PROBLEM
Word for word, extract the first line of the records below and each line after it, up to and including the line with "ax = fig.add_axes([0.138, 0.140, 0.852, 0.808])". Pictures are left out.

____________________

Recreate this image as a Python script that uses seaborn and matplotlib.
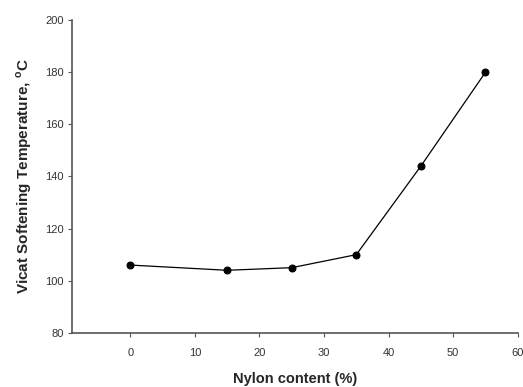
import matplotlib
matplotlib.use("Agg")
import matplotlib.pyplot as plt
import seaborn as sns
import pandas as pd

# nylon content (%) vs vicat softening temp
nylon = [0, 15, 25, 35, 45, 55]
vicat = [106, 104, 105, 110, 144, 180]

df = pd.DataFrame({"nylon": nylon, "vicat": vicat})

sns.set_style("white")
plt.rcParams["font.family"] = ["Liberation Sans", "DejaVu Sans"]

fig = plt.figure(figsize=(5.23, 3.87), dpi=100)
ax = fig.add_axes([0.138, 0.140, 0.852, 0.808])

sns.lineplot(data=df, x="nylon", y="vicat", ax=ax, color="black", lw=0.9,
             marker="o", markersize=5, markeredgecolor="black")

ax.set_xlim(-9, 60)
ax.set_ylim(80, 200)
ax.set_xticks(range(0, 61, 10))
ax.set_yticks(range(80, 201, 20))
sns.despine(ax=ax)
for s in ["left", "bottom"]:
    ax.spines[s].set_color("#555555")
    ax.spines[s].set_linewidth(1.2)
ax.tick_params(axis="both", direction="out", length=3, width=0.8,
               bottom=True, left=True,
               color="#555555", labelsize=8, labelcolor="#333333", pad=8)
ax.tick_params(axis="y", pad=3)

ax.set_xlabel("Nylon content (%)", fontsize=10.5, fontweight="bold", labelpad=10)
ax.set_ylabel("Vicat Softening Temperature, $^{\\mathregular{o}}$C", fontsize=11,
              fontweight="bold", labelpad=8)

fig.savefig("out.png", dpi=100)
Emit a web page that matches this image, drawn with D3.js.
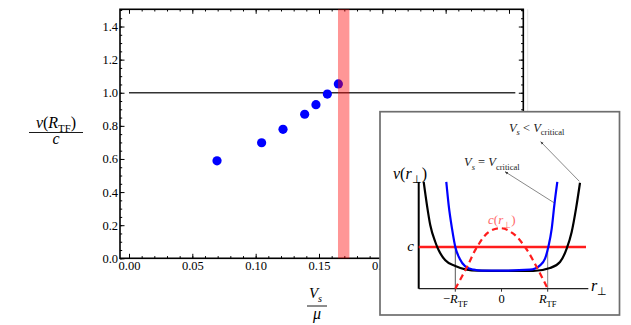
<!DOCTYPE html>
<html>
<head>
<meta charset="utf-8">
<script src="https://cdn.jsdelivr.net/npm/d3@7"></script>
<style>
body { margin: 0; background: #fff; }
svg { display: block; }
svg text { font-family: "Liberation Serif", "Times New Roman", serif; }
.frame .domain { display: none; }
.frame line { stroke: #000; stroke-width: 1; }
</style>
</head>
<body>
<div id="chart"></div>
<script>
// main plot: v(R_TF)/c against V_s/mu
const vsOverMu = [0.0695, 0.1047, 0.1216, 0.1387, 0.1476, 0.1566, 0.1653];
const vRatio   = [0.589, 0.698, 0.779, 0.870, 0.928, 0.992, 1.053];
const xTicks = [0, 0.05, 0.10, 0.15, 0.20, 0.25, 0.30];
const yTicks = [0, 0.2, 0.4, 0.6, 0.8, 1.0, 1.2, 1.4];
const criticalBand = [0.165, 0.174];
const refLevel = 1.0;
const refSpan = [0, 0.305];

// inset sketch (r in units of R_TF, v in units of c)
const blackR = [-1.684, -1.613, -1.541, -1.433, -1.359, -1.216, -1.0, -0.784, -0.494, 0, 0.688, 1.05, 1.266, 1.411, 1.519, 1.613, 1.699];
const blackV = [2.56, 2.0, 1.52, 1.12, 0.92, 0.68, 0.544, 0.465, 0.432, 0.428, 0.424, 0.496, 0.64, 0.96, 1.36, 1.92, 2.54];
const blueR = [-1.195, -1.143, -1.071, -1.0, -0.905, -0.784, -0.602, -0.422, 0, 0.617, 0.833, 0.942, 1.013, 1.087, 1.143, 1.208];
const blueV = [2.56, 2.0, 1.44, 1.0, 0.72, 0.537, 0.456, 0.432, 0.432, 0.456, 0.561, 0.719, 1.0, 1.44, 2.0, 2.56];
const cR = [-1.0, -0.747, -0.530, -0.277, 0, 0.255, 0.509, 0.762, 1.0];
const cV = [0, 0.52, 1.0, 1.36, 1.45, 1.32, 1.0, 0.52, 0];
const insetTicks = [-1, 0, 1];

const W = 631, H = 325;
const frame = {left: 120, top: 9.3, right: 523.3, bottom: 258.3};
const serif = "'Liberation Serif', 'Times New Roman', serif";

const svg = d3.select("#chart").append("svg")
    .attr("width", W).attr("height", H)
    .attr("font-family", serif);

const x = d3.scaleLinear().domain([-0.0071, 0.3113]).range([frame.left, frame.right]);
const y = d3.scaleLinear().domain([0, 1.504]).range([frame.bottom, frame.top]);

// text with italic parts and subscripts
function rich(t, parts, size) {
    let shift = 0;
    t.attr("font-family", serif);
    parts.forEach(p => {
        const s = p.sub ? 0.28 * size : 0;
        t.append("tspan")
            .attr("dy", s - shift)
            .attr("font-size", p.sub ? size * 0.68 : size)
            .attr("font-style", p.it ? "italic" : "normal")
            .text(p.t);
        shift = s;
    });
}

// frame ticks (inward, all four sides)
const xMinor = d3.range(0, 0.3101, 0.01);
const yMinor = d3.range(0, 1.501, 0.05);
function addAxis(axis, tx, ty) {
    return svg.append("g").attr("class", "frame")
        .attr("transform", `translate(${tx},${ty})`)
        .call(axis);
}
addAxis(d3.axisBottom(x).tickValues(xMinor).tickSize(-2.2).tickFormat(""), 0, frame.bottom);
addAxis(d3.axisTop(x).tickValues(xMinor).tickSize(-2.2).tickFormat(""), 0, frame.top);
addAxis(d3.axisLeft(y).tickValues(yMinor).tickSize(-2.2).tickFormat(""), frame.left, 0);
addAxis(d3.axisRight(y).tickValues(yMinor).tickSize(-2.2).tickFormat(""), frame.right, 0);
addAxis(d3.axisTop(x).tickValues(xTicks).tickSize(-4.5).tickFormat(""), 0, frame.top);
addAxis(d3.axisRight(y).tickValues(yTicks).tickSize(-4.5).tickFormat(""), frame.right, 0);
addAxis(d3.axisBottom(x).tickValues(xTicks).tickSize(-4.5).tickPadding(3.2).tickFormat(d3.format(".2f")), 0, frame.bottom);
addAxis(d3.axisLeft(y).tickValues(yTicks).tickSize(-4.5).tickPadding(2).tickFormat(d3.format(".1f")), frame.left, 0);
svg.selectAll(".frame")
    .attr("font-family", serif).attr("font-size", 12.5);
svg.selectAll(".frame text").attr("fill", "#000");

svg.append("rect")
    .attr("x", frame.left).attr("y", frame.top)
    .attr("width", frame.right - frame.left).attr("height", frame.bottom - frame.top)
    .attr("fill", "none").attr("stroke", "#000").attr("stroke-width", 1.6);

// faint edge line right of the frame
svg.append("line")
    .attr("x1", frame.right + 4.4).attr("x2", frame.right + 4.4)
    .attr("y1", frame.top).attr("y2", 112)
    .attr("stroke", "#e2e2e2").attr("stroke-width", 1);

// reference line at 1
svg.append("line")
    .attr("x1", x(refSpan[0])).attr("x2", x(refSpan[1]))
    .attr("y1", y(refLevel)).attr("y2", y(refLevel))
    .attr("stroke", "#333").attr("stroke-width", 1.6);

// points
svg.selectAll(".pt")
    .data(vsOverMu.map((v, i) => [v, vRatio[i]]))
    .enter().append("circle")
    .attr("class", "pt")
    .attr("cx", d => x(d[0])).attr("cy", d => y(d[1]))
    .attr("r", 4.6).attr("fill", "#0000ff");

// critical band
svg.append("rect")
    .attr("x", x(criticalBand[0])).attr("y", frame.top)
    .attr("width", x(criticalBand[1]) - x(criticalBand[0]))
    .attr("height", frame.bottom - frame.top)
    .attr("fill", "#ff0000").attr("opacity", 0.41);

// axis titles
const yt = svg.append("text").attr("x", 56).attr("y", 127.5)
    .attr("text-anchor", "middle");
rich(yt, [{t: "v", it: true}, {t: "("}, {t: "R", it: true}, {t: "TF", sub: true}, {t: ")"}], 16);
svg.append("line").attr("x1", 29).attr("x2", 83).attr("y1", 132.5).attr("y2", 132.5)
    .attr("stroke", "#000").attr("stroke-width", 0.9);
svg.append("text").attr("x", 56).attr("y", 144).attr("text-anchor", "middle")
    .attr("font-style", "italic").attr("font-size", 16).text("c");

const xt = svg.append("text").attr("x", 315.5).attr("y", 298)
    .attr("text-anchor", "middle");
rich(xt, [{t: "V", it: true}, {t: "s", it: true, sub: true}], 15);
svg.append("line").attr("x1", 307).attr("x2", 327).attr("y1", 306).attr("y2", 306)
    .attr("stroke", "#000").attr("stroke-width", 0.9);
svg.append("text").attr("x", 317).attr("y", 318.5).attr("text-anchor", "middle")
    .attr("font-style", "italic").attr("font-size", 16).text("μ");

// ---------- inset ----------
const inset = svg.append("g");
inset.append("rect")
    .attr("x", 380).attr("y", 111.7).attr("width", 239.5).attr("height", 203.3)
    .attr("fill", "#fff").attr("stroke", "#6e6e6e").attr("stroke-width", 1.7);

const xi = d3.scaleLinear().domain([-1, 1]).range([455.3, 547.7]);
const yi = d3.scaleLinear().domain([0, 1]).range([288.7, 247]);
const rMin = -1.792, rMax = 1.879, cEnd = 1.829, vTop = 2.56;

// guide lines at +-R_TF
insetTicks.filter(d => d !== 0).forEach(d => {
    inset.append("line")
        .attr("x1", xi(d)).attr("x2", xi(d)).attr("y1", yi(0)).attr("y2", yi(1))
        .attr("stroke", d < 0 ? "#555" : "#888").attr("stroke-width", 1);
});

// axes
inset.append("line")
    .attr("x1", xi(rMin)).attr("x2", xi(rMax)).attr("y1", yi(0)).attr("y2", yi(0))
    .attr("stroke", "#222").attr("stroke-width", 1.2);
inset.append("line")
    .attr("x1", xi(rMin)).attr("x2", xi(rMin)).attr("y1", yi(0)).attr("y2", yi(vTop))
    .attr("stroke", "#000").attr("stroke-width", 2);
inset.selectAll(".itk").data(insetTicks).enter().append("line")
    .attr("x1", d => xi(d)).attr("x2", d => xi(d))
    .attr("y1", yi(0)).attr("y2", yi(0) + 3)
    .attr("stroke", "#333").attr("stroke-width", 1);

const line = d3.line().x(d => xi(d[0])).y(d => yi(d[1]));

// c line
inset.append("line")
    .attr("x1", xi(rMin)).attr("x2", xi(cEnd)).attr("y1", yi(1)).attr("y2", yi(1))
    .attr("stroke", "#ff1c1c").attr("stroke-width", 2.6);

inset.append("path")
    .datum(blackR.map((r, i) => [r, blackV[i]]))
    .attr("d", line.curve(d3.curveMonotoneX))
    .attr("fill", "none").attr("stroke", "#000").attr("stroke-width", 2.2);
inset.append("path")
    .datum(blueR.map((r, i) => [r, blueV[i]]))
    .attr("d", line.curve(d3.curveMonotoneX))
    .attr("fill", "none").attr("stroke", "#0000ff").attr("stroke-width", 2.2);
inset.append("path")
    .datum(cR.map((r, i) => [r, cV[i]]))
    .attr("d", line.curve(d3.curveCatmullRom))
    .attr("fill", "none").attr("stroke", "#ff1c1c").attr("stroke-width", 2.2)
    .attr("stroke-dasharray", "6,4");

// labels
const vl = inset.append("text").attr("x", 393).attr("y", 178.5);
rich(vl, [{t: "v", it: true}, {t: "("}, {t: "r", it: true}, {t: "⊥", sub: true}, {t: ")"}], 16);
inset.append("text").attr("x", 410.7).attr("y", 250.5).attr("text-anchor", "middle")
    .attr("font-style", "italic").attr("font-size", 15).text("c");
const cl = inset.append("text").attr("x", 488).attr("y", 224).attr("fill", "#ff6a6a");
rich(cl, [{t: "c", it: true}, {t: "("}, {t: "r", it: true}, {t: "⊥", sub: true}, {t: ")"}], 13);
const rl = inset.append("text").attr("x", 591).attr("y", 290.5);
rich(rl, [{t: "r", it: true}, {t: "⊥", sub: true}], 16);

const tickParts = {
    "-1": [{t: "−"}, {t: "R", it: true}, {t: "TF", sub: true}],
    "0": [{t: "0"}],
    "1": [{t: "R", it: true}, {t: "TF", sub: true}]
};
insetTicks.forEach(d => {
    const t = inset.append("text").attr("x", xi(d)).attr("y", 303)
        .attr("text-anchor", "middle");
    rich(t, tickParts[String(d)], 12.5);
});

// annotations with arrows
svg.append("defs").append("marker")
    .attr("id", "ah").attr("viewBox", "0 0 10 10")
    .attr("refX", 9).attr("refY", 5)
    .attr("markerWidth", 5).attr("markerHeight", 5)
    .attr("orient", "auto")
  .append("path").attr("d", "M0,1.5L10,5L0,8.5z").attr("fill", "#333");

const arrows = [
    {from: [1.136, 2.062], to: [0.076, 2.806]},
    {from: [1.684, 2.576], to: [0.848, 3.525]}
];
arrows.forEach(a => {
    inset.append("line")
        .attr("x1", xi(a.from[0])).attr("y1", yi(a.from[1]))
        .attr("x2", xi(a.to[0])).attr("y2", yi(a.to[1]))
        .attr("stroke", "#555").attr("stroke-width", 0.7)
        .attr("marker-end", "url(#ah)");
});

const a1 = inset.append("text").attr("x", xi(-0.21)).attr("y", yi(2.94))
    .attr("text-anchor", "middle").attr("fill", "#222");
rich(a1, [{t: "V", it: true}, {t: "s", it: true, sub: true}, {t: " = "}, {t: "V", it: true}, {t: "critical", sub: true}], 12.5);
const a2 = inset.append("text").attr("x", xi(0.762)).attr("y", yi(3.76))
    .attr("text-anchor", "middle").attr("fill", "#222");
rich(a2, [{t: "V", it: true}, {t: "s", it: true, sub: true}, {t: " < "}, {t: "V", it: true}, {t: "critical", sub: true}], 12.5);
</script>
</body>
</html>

____________________

CORRECT RESPONSE
Recreate this image as a Python script that uses seaborn and matplotlib.
import matplotlib
matplotlib.use("Agg")
import matplotlib.pyplot as plt
import seaborn as sns
import pandas as pd

# nylon content (%) vs vicat softening temp
nylon = [0, 15, 25, 35, 45, 55]
vicat = [106, 104, 105, 110, 144, 180]

df = pd.DataFrame({"nylon": nylon, "vicat": vicat})

sns.set_style("white")
plt.rcParams["font.family"] = ["Liberation Sans", "DejaVu Sans"]

fig = plt.figure(figsize=(5.23, 3.87), dpi=100)
ax = fig.add_axes([0.138, 0.140, 0.852, 0.808])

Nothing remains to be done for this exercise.